--- Begin ---
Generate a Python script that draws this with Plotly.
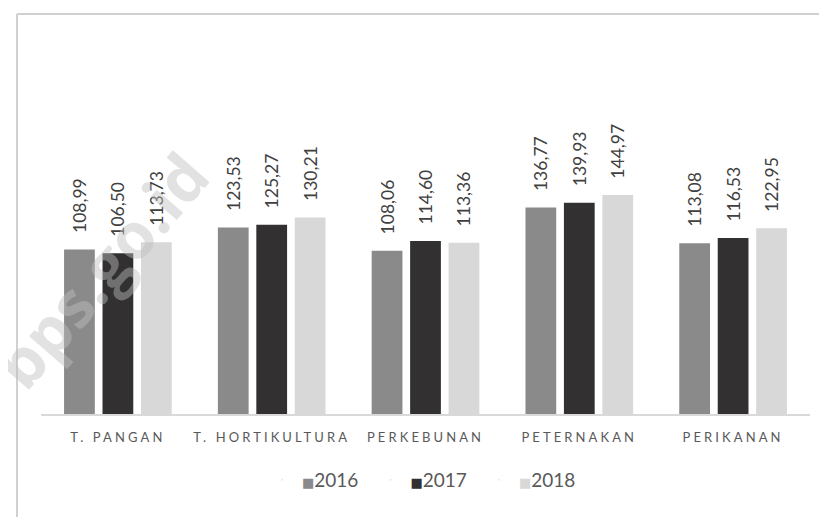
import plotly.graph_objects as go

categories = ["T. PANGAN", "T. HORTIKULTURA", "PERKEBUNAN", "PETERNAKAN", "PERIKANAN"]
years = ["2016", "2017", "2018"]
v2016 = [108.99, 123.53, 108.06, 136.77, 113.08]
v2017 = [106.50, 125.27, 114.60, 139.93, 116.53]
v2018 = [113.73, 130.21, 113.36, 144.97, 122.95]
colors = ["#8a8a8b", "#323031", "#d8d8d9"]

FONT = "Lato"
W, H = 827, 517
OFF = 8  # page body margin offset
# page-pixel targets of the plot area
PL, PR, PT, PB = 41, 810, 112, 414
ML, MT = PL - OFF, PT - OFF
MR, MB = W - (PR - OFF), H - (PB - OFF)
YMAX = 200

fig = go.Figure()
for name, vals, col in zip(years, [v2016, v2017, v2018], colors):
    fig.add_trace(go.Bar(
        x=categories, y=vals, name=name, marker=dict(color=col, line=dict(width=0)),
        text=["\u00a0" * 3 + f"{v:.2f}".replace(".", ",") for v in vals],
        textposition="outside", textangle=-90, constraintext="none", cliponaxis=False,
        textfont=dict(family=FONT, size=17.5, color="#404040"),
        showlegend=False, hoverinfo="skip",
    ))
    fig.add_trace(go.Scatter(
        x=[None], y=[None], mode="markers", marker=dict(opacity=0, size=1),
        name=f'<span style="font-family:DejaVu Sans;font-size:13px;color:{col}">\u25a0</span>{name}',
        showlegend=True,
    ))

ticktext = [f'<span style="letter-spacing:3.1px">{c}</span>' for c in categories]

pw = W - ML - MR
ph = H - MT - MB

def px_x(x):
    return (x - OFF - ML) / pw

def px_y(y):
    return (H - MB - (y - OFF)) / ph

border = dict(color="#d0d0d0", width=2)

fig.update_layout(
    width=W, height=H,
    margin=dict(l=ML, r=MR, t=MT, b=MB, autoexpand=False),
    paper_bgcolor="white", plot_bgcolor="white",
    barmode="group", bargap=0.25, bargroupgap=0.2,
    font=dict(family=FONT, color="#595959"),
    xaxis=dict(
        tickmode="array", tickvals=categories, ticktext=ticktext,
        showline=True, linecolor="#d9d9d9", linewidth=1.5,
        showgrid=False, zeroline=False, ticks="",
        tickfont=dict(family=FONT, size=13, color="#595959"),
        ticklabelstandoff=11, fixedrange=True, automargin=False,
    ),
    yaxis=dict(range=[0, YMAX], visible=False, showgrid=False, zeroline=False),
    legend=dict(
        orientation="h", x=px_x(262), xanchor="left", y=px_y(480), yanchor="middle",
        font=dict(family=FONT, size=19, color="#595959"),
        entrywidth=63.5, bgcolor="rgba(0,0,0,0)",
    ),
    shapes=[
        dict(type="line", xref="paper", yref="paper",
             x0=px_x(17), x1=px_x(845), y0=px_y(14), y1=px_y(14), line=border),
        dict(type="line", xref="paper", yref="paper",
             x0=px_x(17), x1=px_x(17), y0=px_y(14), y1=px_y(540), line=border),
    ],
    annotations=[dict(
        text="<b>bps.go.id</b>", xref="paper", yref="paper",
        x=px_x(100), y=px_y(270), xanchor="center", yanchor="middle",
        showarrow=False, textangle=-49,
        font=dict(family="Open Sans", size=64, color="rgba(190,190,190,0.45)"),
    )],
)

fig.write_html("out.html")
--- End ---
== REQUEST ==
Print the complete listing exactly, apart from any pictures.

== FINAL RESULT ==
Generate a Python script that draws this with Plotly.
import plotly.graph_objects as go

categories = ["T. PANGAN", "T. HORTIKULTURA", "PERKEBUNAN", "PETERNAKAN", "PERIKANAN"]
years = ["2016", "2017", "2018"]
v2016 = [108.99, 123.53, 108.06, 136.77, 113.08]
v2017 = [106.50, 125.27, 114.60, 139.93, 116.53]
v2018 = [113.73, 130.21, 113.36, 144.97, 122.95]
colors = ["#8a8a8b", "#323031", "#d8d8d9"]

FONT = "Lato"
W, H = 827, 517
OFF = 8  # page body margin offset
# page-pixel targets of the plot area
PL, PR, PT, PB = 41, 810, 112, 414
ML, MT = PL - OFF, PT - OFF
MR, MB = W - (PR - OFF), H - (PB - OFF)
YMAX = 200

fig = go.Figure()
for name, vals, col in zip(years, [v2016, v2017, v2018], colors):
    fig.add_trace(go.Bar(
        x=categories, y=vals, name=name, marker=dict(color=col, line=dict(width=0)),
        text=["\u00a0" * 3 + f"{v:.2f}".replace(".", ",") for v in vals],
        textposition="outside", textangle=-90, constraintext="none", cliponaxis=False,
        textfont=dict(family=FONT, size=17.5, color="#404040"),
        showlegend=False, hoverinfo="skip",
    ))
    fig.add_trace(go.Scatter(
        x=[None], y=[None], mode="markers", marker=dict(opacity=0, size=1),
        name=f'<span style="font-family:DejaVu Sans;font-size:13px;color:{col}">\u25a0</span>{name}',
        showlegend=True,
    ))

ticktext = [f'<span style="letter-spacing:3.1px">{c}</span>' for c in categories]

pw = W - ML - MR
ph = H - MT - MB

def px_x(x):
    return (x - OFF - ML) / pw

def px_y(y):
    return (H - MB - (y - OFF)) / ph

border = dict(color="#d0d0d0", width=2)

fig.update_layout(
    width=W, height=H,
    margin=dict(l=ML, r=MR, t=MT, b=MB, autoexpand=False),
    paper_bgcolor="white", plot_bgcolor="white",
    barmode="group", bargap=0.25, bargroupgap=0.2,
    font=dict(family=FONT, color="#595959"),
    xaxis=dict(
        tickmode="array", tickvals=categories, ticktext=ticktext,
        showline=True, linecolor="#d9d9d9", linewidth=1.5,
        showgrid=False, zeroline=False, ticks="",
        tickfont=dict(family=FONT, size=13, color="#595959"),
        ticklabelstandoff=11, fixedrange=True, automargin=False,
    ),
    yaxis=dict(range=[0, YMAX], visible=False, showgrid=False, zeroline=False),
    legend=dict(
        orientation="h", x=px_x(262), xanchor="left", y=px_y(480), yanchor="middle",
        font=dict(family=FONT, size=19, color="#595959"),
        entrywidth=63.5, bgcolor="rgba(0,0,0,0)",
    ),
    shapes=[
        dict(type="line", xref="paper", yref="paper",
             x0=px_x(17), x1=px_x(845), y0=px_y(14), y1=px_y(14), line=border),
        dict(type="line", xref="paper", yref="paper",
             x0=px_x(17), x1=px_x(17), y0=px_y(14), y1=px_y(540), line=border),
    ],
    annotations=[dict(
        text="<b>bps.go.id</b>", xref="paper", yref="paper",
        x=px_x(100), y=px_y(270), xanchor="center", yanchor="middle",
        showarrow=False, textangle=-49,
        font=dict(family="Open Sans", size=64, color="rgba(190,190,190,0.45)"),
    )],
)

fig.write_html("out.html")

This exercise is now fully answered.